En español | Eighteen percent of the people who date online say they have been the target or victim of an online relationship scam, according to a recent survey. Among those in this group, 38 percent were age 50-plus and 62 percent were age 18 to 49.
The national online survey of 1,721 adults was conducted last month by NORC at the University of Chicago for AARP. The poll found that 35 percent of adults age 50-plus say they have turned to the internet to meet new friends, arrange dates and meet romantic partners.
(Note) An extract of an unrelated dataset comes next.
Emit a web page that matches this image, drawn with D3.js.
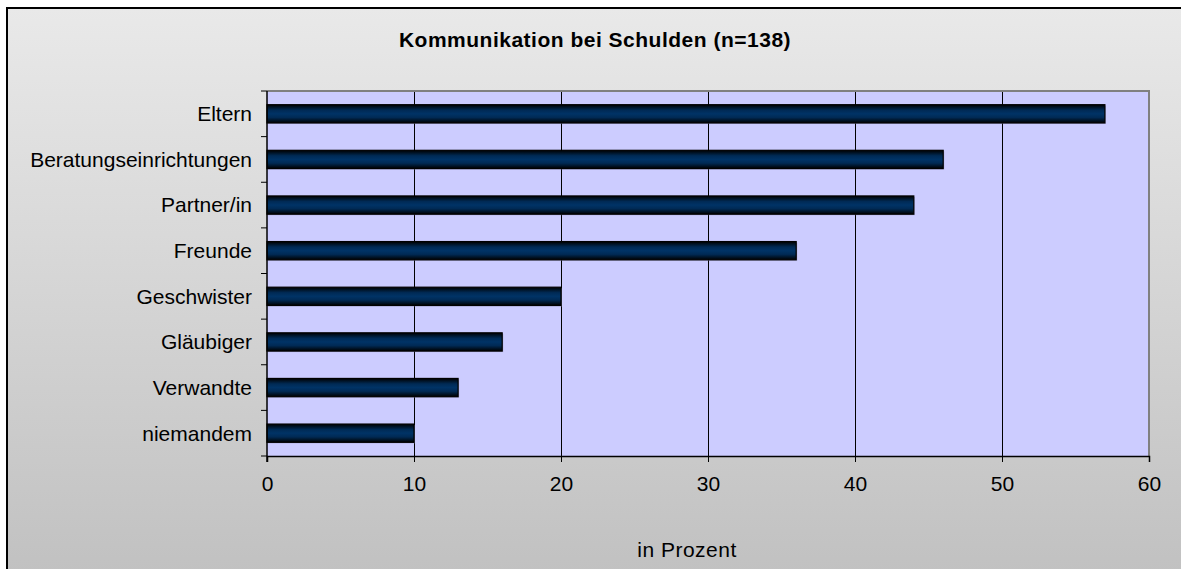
<!DOCTYPE html>
<html>
<head>
<meta charset="utf-8">
<script src="https://cdn.jsdelivr.net/npm/d3@7/dist/d3.min.js"></script>
<style>
  html, body { margin: 0; padding: 0; background: #ffffff; }
  svg { display: block; }
  text { font-family: "Liberation Sans", Arial, sans-serif; fill: #000; }
</style>
</head>
<body>
<svg id="chart" width="1181" height="569"></svg>
<script>
// Who respondents talk to about their debts (percent)
const categories = ["Eltern", "Beratungseinrichtungen", "Partner/in", "Freunde",
                    "Geschwister", "Gläubiger", "Verwandte", "niemandem"];
const values = [57, 46, 44, 36, 20, 16, 13, 10];
const xTicks = [0, 10, 20, 30, 40, 50, 60];
const title = "Kommunikation bei Schulden (n=138)";
const xTitle = "in Prozent";

const W = 1181, H = 569;
const plot = { left: 267, top: 91, right: 1149, bottom: 456 };

const svg = d3.select("#chart");
const defs = svg.append("defs");

// Chart area background: light grey fading to darker grey
const bg = defs.append("linearGradient").attr("id", "bgGrad")
  .attr("x1", 0).attr("y1", 0).attr("x2", 0).attr("y2", 1);
bg.append("stop").attr("offset", "0%").attr("stop-color", "#e9e9e9");
bg.append("stop").attr("offset", "100%").attr("stop-color", "#c0c0c0");

// Bar fill: dark edges, navy centre
const bar = defs.append("linearGradient").attr("id", "barGrad")
  .attr("x1", 0).attr("y1", 0).attr("x2", 0).attr("y2", 1);
bar.append("stop").attr("offset", "0%").attr("stop-color", "#000000");
bar.append("stop").attr("offset", "30%").attr("stop-color", "#002a55");
bar.append("stop").attr("offset", "50%").attr("stop-color", "#003366");
bar.append("stop").attr("offset", "70%").attr("stop-color", "#002a55");
bar.append("stop").attr("offset", "100%").attr("stop-color", "#000000");

svg.append("rect")
  .attr("x", 7).attr("y", 8).attr("width", W + 10).attr("height", H + 10)
  .attr("fill", "url(#bgGrad)")
  .attr("stroke", "#000").attr("stroke-width", 2);

const x = d3.scaleLinear().domain([0, 60]).range([plot.left, plot.right]);
const y = d3.scaleBand().domain(categories).range([plot.top, plot.bottom])
  .paddingInner(0.6).paddingOuter(0.3);
const yOuter = d3.scaleBand().domain(categories).range([plot.top, plot.bottom]);

// Plot area
svg.append("rect")
  .attr("x", plot.left).attr("y", plot.top)
  .attr("width", plot.right - plot.left).attr("height", plot.bottom - plot.top)
  .attr("fill", "#ccccff");

// Vertical gridlines
svg.append("g").selectAll("line").data(xTicks.filter(d => d > 0 && d < 60)).join("line")
  .attr("x1", d => x(d)).attr("x2", d => x(d))
  .attr("y1", plot.top).attr("y2", plot.bottom)
  .attr("stroke", "#000").attr("stroke-width", 1).attr("shape-rendering", "crispEdges");

// Plot border (top/right grey)
svg.append("path")
  .attr("d", `M${plot.left},${plot.top}H${plot.right}V${plot.bottom}`)
  .attr("fill", "none").attr("stroke", "#808080").attr("stroke-width", 2);

// Bars with a faint shadow
const barsG = svg.append("g");
barsG.selectAll("rect.shadow").data(categories).join("rect")
  .attr("class", "shadow")
  .attr("x", x(0) + 1).attr("y", d => y(d) + 1)
  .attr("width", (d, i) => x(values[i]) - x(0))
  .attr("height", y.bandwidth())
  .attr("fill", "#8a8ab0").attr("opacity", 0.6);
barsG.selectAll("rect.bar").data(categories).join("rect")
  .attr("class", "bar")
  .attr("x", x(0)).attr("y", d => y(d))
  .attr("width", (d, i) => x(values[i]) - x(0))
  .attr("height", y.bandwidth())
  .attr("fill", "url(#barGrad)")
  .attr("stroke", "#000").attr("stroke-width", 1.2);

// X axis
const xAxis = d3.axisBottom(x).tickValues(xTicks).tickSize(6).tickPadding(14)
  .tickFormat(d3.format("d"));
const gx = svg.append("g").attr("transform", `translate(0,${plot.bottom})`).call(xAxis);
gx.select(".domain").attr("stroke", "#000").attr("stroke-width", 1.5);
gx.selectAll(".tick line").attr("stroke", "#000");
gx.selectAll(".tick text").attr("font-size", 21).attr("font-family", "Liberation Sans, Arial, sans-serif");

// Y axis: labels centred on bars, ticks at category boundaries
const gy = svg.append("g");
gy.append("line")
  .attr("x1", plot.left).attr("x2", plot.left)
  .attr("y1", plot.top).attr("y2", plot.bottom + 6)
  .attr("stroke", "#000").attr("stroke-width", 1.5);
const bounds = categories.map(c => yOuter(c)).concat([plot.bottom]);
gy.selectAll("line.tick").data(bounds).join("line")
  .attr("class", "tick")
  .attr("x1", plot.left - 6).attr("x2", plot.left)
  .attr("y1", d => d).attr("y2", d => d)
  .attr("stroke", "#000").attr("stroke-width", 1);
gy.selectAll("text").data(categories).join("text")
  .attr("x", plot.left - 15)
  .attr("y", d => y(d) + y.bandwidth() / 2)
  .attr("dy", "0.35em")
  .attr("text-anchor", "end")
  .attr("font-size", 21)
  .text(d => d);

// Titles
svg.append("text")
  .attr("x", 595).attr("y", 47)
  .attr("text-anchor", "middle")
  .attr("font-size", 21).attr("font-weight", "bold")
  .attr("letter-spacing", 0.5)
  .text(title);
svg.append("text")
  .attr("x", 687).attr("y", 557)
  .attr("text-anchor", "middle")
  .attr("font-size", 21)
  .attr("letter-spacing", 0.5)
  .text(xTitle);
</script>
</body>
</html>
But older adults are searching for companions online at a considerably lower rate than people ages 18 to 49, as 67 percent of respondents in the younger age bracket report using the web in their search.
For the adults who encountered online relationship scams, 4 percent of all respondents stated they had been victims of such cons, with 57 percent of them saying they suffered a financial loss and 53 percent stating they experienced emotional distress, health problems or both in the aftermath.
Among the other key discoveries of the survey:
Stress can make you vulnerable. Relationship-scam victims were more likely than others to have experienced a negative life event in the five years prior to the scam, based on the survey. Such events include things like a divorce or break-up, an unfortunate change in financial status, family relationship problems or stress arising from moving or losing a job.
Victims tend to keep quiet. Most victims kept quiet about their misfortune. Some 54 percent of the targets and victims told no one, 11 percent told a friend or family member and 10 percent told the online site involved.
Beyond those outlets, reporting dropped off even further. Only 3 percent of targets and victims told police, 2 percent told a bank or credit card firm, and less than one percent contacted either a state attorney general’s office, the FBI or a lawyer.
Scammers zero in on men. The survey found that men were more likely than women to be targets or victims by a 54 percent to 46 percent margin.
The survey’s overall margin of error was plus or minus 3.43 percent, and higher for subgroups. Respondents were from all 50 states and the District of Columbia.